## Your instructions
Count lines holding the word "this". Only the number is wanted.

## Data shown
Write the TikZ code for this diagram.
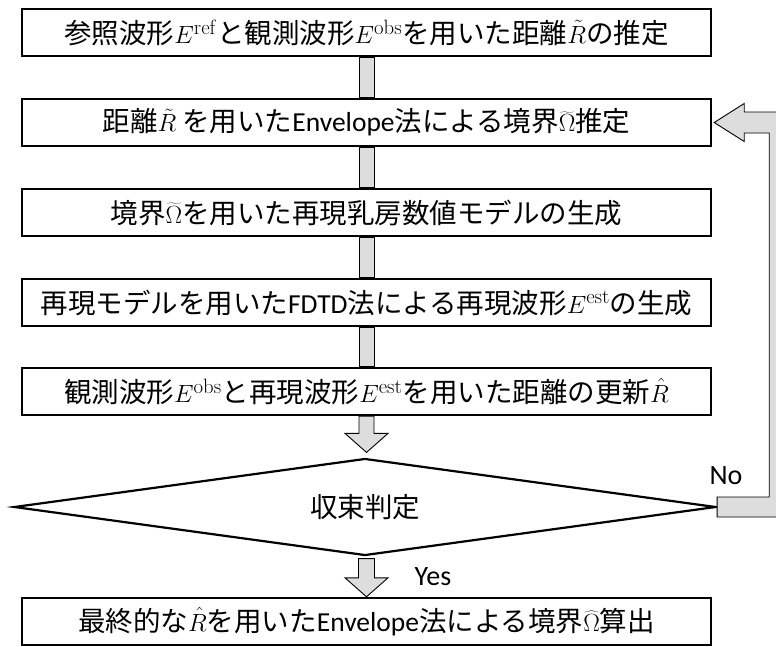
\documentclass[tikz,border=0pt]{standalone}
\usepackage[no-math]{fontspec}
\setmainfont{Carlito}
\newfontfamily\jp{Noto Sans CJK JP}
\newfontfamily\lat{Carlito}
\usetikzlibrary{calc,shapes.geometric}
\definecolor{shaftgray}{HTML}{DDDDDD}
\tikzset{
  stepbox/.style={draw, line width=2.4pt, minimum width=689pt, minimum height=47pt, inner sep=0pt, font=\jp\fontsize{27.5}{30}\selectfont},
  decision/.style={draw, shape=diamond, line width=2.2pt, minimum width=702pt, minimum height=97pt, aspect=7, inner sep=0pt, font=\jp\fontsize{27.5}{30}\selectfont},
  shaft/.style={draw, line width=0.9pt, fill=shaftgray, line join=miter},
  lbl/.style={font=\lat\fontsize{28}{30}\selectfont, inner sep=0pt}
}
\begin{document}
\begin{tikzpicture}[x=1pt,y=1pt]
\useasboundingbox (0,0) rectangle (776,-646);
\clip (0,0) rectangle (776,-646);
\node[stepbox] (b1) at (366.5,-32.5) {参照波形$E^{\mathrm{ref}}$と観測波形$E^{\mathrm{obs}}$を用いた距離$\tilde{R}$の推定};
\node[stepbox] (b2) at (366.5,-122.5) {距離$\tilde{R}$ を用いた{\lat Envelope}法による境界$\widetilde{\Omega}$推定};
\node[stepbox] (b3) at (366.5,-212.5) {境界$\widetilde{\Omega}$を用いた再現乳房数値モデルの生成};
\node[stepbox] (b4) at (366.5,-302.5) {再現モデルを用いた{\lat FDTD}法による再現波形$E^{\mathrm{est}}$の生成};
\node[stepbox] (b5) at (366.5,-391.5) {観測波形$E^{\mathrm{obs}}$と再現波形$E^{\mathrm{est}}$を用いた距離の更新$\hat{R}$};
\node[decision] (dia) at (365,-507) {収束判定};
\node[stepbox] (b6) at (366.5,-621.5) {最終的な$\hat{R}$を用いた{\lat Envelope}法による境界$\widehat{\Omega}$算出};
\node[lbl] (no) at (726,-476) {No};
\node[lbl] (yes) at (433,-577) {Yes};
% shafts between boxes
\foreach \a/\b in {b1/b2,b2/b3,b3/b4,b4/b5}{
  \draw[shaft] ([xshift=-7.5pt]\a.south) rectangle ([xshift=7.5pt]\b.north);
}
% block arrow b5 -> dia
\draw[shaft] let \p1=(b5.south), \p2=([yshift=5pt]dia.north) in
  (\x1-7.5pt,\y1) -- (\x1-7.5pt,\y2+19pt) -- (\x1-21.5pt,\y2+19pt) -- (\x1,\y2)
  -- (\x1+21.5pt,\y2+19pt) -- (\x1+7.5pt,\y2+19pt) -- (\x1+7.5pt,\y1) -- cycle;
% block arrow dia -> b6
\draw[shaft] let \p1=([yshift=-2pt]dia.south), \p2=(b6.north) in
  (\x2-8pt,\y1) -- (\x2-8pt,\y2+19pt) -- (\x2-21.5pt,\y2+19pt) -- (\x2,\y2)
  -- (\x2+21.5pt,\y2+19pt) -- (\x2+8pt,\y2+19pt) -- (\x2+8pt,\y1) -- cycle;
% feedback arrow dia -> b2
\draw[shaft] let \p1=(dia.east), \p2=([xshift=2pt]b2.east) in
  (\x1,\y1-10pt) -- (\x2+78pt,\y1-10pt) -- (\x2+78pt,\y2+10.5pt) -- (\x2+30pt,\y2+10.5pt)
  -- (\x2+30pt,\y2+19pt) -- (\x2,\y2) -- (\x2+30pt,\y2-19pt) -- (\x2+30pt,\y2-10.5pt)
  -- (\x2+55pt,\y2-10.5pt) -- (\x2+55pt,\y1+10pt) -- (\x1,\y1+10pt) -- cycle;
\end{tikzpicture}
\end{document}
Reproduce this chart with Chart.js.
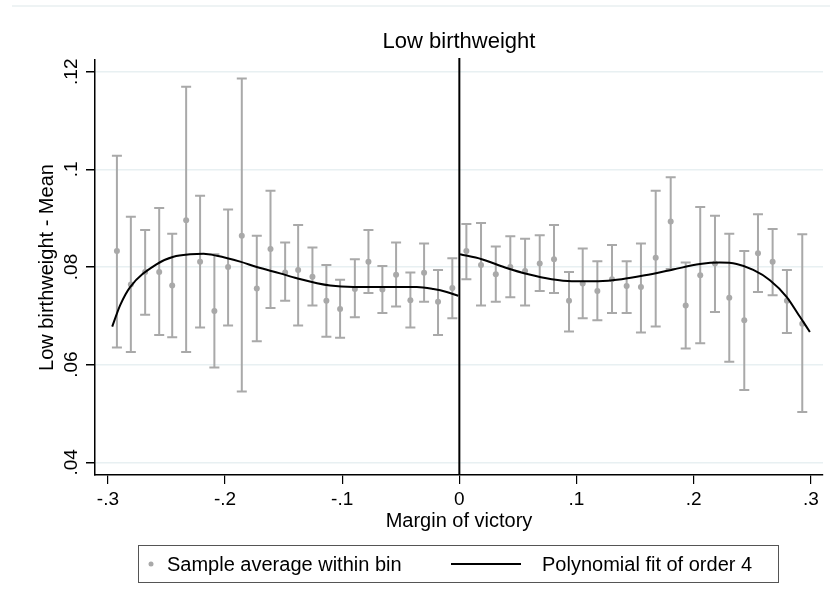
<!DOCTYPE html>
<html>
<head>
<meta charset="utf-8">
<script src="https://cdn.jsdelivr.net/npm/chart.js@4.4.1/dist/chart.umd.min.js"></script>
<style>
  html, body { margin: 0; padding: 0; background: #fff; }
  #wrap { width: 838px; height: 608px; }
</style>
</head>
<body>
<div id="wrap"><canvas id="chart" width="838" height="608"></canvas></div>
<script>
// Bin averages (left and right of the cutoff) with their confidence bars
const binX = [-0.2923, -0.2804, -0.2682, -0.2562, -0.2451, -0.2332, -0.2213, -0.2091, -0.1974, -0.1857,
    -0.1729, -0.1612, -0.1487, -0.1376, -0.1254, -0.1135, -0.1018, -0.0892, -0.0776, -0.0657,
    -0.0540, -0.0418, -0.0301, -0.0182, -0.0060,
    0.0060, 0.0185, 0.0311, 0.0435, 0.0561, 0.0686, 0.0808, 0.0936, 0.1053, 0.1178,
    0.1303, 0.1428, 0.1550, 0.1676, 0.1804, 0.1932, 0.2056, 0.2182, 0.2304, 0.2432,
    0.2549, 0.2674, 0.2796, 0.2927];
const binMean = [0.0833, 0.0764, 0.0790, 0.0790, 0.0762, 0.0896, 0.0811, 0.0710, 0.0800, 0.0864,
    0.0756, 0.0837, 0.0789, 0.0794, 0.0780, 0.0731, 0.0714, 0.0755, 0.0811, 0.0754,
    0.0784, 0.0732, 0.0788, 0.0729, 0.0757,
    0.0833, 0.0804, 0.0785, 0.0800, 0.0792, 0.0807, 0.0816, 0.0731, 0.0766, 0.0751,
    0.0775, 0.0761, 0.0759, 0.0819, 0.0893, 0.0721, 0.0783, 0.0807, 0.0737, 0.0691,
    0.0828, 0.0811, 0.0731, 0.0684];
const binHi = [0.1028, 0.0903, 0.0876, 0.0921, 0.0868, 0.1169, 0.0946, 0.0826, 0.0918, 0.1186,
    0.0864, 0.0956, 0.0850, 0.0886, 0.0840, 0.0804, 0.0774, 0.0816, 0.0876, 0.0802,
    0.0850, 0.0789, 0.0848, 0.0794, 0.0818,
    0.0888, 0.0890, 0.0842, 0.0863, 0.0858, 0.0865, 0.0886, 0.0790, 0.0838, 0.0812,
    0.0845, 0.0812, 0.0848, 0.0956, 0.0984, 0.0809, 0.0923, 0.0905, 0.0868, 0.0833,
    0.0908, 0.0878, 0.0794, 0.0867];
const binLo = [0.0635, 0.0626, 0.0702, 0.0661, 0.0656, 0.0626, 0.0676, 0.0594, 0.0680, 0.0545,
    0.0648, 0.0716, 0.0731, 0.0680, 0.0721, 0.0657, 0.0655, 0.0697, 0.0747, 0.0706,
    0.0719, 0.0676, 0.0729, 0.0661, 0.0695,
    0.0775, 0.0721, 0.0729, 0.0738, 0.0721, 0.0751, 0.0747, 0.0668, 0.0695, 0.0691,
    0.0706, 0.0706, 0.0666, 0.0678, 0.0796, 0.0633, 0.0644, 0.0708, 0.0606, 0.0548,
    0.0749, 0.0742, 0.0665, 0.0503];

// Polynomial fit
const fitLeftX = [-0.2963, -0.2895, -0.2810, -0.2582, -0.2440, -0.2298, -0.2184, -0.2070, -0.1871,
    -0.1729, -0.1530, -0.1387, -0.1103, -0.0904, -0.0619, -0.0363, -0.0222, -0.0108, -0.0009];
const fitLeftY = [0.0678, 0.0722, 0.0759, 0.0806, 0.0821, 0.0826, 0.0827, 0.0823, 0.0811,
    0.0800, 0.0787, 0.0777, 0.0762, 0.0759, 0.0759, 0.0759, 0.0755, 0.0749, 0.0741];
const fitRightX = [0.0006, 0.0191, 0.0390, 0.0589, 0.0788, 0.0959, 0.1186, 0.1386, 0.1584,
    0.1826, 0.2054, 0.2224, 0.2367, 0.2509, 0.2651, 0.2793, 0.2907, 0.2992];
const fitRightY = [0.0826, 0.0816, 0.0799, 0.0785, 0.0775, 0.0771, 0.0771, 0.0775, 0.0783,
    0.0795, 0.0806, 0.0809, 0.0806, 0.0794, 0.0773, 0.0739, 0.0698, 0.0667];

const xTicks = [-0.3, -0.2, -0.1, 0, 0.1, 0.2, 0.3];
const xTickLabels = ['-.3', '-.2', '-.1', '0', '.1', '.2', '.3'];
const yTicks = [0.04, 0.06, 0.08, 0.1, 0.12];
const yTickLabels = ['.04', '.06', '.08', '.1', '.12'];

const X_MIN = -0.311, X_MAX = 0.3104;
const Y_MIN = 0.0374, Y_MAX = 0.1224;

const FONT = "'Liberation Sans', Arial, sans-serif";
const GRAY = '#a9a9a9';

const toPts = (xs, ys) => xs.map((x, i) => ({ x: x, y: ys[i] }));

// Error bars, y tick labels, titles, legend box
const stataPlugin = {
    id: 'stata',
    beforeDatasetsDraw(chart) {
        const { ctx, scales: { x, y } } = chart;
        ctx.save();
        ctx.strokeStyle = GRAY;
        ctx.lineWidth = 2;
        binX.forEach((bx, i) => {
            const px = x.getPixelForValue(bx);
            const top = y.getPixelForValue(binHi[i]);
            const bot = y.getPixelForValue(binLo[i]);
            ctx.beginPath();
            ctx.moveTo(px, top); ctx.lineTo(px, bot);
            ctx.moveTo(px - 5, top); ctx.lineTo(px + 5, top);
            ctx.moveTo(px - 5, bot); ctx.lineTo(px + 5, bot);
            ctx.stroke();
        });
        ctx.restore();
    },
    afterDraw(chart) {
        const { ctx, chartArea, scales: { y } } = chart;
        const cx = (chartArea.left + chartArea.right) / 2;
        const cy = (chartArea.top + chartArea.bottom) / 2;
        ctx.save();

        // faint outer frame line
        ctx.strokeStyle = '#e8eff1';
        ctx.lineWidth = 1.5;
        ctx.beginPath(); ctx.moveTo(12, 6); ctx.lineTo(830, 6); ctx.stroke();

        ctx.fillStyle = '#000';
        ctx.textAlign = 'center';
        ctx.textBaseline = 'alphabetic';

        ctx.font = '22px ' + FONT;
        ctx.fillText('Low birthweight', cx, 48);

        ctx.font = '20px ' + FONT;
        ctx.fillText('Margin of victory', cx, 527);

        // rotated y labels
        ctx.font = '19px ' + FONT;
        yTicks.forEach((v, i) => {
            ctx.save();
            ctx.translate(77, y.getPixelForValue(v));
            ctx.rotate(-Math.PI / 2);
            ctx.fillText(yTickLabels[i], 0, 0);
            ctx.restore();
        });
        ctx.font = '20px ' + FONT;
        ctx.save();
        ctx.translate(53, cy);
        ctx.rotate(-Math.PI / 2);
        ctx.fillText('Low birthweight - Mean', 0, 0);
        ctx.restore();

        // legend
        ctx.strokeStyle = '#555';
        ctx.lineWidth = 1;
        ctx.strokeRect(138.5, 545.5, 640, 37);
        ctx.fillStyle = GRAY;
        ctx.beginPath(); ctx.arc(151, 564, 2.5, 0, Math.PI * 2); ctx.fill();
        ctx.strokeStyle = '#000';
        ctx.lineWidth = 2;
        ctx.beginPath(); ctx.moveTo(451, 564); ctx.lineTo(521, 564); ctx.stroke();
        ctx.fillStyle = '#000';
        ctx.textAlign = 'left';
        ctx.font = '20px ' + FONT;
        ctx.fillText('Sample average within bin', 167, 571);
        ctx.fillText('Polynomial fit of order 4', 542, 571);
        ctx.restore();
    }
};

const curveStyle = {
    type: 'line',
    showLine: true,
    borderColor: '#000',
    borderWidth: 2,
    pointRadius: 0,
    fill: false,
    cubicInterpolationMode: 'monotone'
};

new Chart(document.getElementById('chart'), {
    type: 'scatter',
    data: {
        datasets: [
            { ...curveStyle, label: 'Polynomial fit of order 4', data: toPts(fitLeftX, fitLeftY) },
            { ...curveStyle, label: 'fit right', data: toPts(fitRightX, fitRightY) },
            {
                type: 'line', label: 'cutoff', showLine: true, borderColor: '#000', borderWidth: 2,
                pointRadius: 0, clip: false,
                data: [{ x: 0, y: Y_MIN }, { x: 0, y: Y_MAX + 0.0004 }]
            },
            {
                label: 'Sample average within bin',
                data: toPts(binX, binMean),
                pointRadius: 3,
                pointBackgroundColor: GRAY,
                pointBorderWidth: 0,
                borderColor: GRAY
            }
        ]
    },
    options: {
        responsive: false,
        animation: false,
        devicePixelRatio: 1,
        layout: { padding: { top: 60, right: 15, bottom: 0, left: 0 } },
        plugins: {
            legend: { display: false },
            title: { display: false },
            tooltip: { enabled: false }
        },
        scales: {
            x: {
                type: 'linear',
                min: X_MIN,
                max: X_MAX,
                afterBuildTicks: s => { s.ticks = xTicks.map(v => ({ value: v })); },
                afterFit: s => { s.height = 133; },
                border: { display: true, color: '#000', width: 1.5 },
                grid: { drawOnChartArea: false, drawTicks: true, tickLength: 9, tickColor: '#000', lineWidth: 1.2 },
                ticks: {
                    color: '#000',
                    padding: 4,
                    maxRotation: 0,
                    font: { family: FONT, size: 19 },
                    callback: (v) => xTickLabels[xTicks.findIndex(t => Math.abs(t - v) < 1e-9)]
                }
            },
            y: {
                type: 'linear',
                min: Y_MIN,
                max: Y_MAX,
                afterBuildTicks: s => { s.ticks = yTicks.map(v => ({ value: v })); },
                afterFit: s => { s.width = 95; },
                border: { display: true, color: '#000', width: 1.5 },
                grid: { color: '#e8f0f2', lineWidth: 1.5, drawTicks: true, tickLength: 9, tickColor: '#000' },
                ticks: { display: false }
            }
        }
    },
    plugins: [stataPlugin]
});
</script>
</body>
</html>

## Task output
2